Появились новые преподаватели: Н.М. Гершензон (иногда ее заменял муж А.Д. Чегодаев) читала лекции по истории изобразительного искусства. Интеллигентнейший артист Всеволод Алексеевич Вербицкий занимался с нами декламацией — учил читать стихи. Это он открыл неизвестных нам тогда поэтов М. Кузмина и Н. Гумилева. Это он вместе с В.Я. Виленкиным пригласил в Студию А.А. Ахматову.
Наступил 1945 год. Год радости и печали. 9 Мая — День Победы! Такого ликования и единения всех людей нельзя было себе представить. Днем в театре стихийно собрался весь коллектив. О.Л. Книппер-Чехова и Н.П. Хмелев со слезами радости поздравили всех с победой… Долго не расходились. А вечером во время салюта был прерван спектакль, и все зрители вышли на улицу, поздравляя друг друга. Сколько было улыбок, слез, поцелуев, объятий, надежд!..
Но этот год принес и много трагедий для МХАТа. Еще в феврале умер В.Г. Сахновский, человек, который создал Студии репутацию театрального лицея, а, может быть, даже театрального университета. В ноябре на генеральной репетиции в гриме и костюме Ивана Грозного умер Н.П. Хмелев. Ему было сорок четыре года. А потом умер И.М. Москвин — великий артист, который ввел нас в Школу-Студию. Это были тяжелейшие потери для театра и для нас. Ушли из жизни наши руководители, которые создавали и опекали Студию. А с ними ушла и мечта о Студийном театре…
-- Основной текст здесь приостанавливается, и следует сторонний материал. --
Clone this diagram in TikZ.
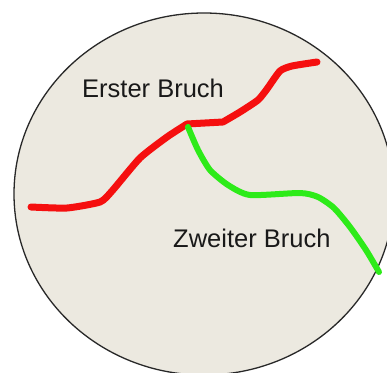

Особенно ясно мы это поняли, когда уже на последнем курсе к нам пришли директор В.Е. Месхетели и парторг М.И. Прудкин, устроили комсомольское собрание (а мы, конечно, почти все были комсомольцами) и запретили нам даже думать об этом. Было сказано, что нашу судьбу будет решать дирекция театра, а не мы сами. Так была убита раз и навсегда идея Немировича-Данченко о Студии-Театре, а ведь название-то было дано не зря — «Школа-Студия».
Художественным руководителем МХАТа был назначен Михаил Николаевич Кедров. Руководителем Школы-Студии стал Вениамин Захарович Радомысленский. Помню, как он пришел к нам в первый раз в форме морского офицера. Ему было тридцать шесть лет. Он оказался прекрасным организатором и очень много сделал и для студентов — недаром его называли «папа Веня». Начался последний этап нашей учебы. Готовились выпускные спектакли: «Молодая гвардия», «Мещане», «Бесприданница», «Модная лавка» И. Крылова. Тогда же нас заняли в массовой сцене первого акта спектакля «Идеальный муж» в постановке В.Я. Станицына. Это был наш первый выход на сцену МХАТа.
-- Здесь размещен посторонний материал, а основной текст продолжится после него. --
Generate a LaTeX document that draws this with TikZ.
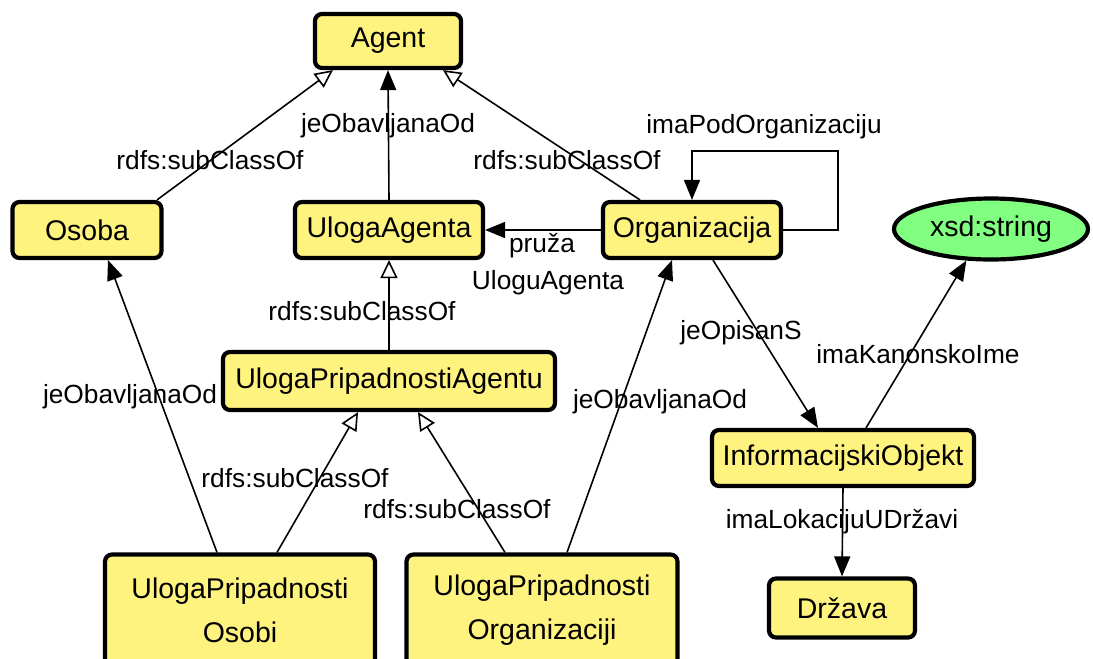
\documentclass[tikz,border=0pt]{standalone}
\usepackage{fontspec}
\setmainfont{Liberation Sans}
\usetikzlibrary{arrows.meta,shapes.geometric,calc}
\definecolor{boxyellow}{RGB}{255,243,128}
\definecolor{ovalgreen}{RGB}{128,255,128}
\begin{document}
\begin{tikzpicture}[x=1pt,y=1pt,
  cls/.style={draw=black,line width=4.2pt,fill=boxyellow,rounded corners=7pt,
    font=\fontsize{28.5}{44}\selectfont,inner sep=0pt,align=center},
  lit/.style={ellipse,draw=black,line width=4.2pt,fill=ovalgreen,
    font=\fontsize{28.5}{34}\selectfont,inner sep=0pt},
  lbl/.style={font=\fontsize{26.3}{30}\selectfont,inner sep=0pt},
  rel/.style={line width=1.6pt,-{Triangle[length=20pt,width=16pt]}},
  sub/.style={line width=1.6pt,-{Triangle[open,length=18pt,width=17pt,line width=1.6pt]}}]
\clip (0,0) rectangle (1093,-659);
% classes
\node[cls,minimum width=146,minimum height=54] (agent) at (388,-41) {Agent};
\node[cls,minimum width=149,minimum height=56] (osoba) at (87,-230) {Osoba};
\node[cls,minimum width=188,minimum height=56] (ua) at (389,-230) {UlogaAgenta};
\node[cls,minimum width=178,minimum height=56] (org) at (692,-230) {Organizacija};
\node[lit,minimum width=194,minimum height=61] (xsd) at (991,-229) {xsd:string};
\node[cls,minimum width=332,minimum height=58] (upa) at (389,-381) {UlogaPripadnostiAgentu};
\node[cls,minimum width=262,minimum height=56] (io) at (843,-458) {InformacijskiObjekt};
\node[cls,minimum width=146,minimum height=59] (drz) at (842,-608) {Država};
\node[cls,minimum width=270,minimum height=111] (upo) at (240,-610) {UlogaPripadnosti\\Osobi};
\node[cls,minimum width=271,minimum height=111] (upor) at (542,-610) {UlogaPripadnosti\\Organizaciji};
% connectors
\draw[sub] ([xshift=70]osoba.north) -- ([xshift=-55]agent.south);
\draw[rel] (ua.north) -- (agent.south);
\draw[sub] ([xshift=-52]org.north) -- ([xshift=55]agent.south);
\draw[rel] (org.west) -- (ua.east);
\draw[rel] (org.east) -- ++(55,0) -- ++(0,79) -| (org.north);
\draw[sub] (upa.north) -- (ua.south);
\draw[rel] ([xshift=-23]upo.north) -- ([xshift=21]osoba.south);
\draw[sub] ([xshift=37]upo.north) -- ([xshift=-31]upa.south);
\draw[sub] ([xshift=-37]upor.north) -- ([xshift=29]upa.south);
\draw[rel] ([xshift=25]upor.north) -- ([xshift=-20]org.south);
\draw[rel] ([xshift=21]org.south) -- ([xshift=-25]io.north);
\draw[rel] ([xshift=23]io.north) -- (xsd.232);
\draw[rel] (io.south) -- (drz.north);
% labels
\node[lbl] (l1) at (388,-126) {jeObavljanaOd};
\node[lbl] (l2) at (210,-160) {rdfs:subClassOf};
\node[lbl] (l3) at (567,-160) {rdfs:subClassOf};
\node[lbl] (l4) at (764,-127) {imaPodOrganizaciju};
\node[lbl] (l5) at (542,-246) {pruža};
\node[lbl] (l6) at (548,-283) {UloguAgenta};
\node[lbl] (l7) at (362,-311) {rdfs:subClassOf};
\node[lbl] (l8) at (130,-397) {jeObavljanaOd};
\node[lbl] (l9) at (295,-478) {rdfs:subClassOf};
\node[lbl] (l10) at (457,-509) {rdfs:subClassOf};
\node[lbl] (l11) at (660,-402) {jeObavljanaOd};
\node[lbl] (l12) at (741,-333) {jeOpisanS};
\node[lbl] (l13) at (918,-354) {imaKanonskoIme};
\node[lbl] (l14) at (842,-522) {imaLokacijuUDržavi};
\end{tikzpicture}
\end{document}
После окончания Школы-Студии в 1947 году из первого выпуска шестнадцать человек было принято в МХАТ Тогда в труппе было сто шестьдесят артистов. Поэтому особым приказом Комитета по делам искусств в театре была создана «студийная группа». И хотя нас заняли только в народных сценах, но мы были счастливы, что вошли в этот Храм — мечту нашей жизни… Предполагалось, что руководителем «студийной группы» будет Вадим Васильевич Шверубович — верный ученик К.С. Станиславского, друг Л.А. Сулержицкого. Думаю, что он сделал бы все, чтобы не распалась связь поколений Художественного театра. Но судьба сулила нам иное… Те же люди в руководстве театра убили и эту идею.
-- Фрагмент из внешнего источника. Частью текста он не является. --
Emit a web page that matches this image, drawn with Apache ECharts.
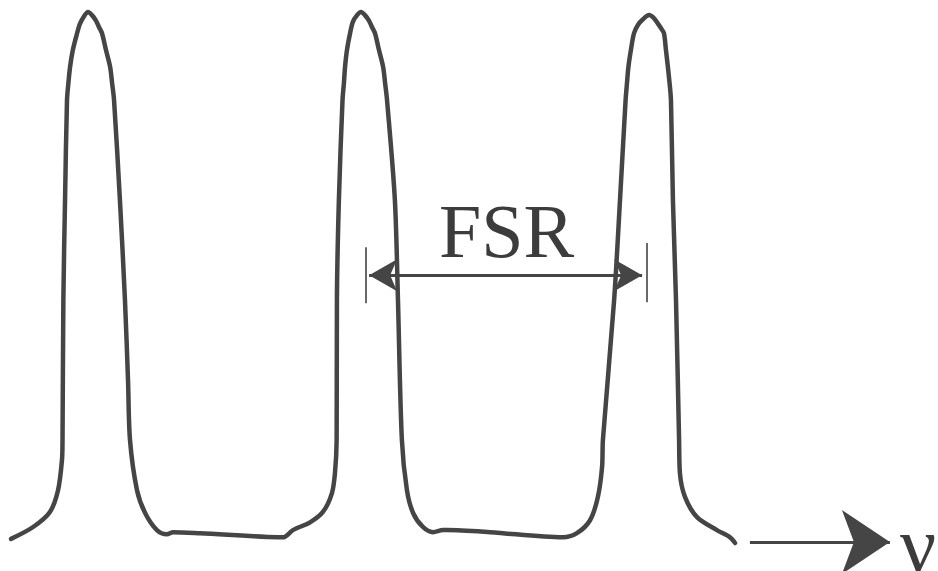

Как только мы пришли в театр, по решению М.Н. Кедрова нас заставили каждое утро заниматься под руководством А. Зиньковского освоением «метода физических действий». Этот фанатик уверял нас, что если мы освоим «простейшие физические действия», то сыграть «Гамлета» для нас будет «раз плюнуть»…
В 1949 году В.Я. Станицын и С.К. Блинников с И.М. Раевским поставили при участии мастеров «второго поколения» артистов театра два молодежных спектакля — «Домби и сын» и «Мещане», где прекрасно сыграли свои первые роли В. Калинина, М. Юрьева, Е. Ханаева, Л. Кошукова, М. Анастасьева, К. Ростовцева, А. Вербицкий, И. Тарханов, Ю. Ларионов. Е. Хромова блеснула в «Дяде Ване» в роли Сони, а В. Трошин был обаятельным лейтенантом Масленниковым в «Днях и ночах» К. Симонова. И, конечно, надо было бы нам самим продолжить работу над своими, молодежными спектаклями. Но тогда всякий эксперимент в театре был невозможен, а слово это считалось преступным. Требовалось играть роли и ставить спектакли сразу на уровне «великого МХАТа» — «театра-вышки». И, конечно, ни о каком Студийном театре («театр в театре»?!) не могло быть и речи.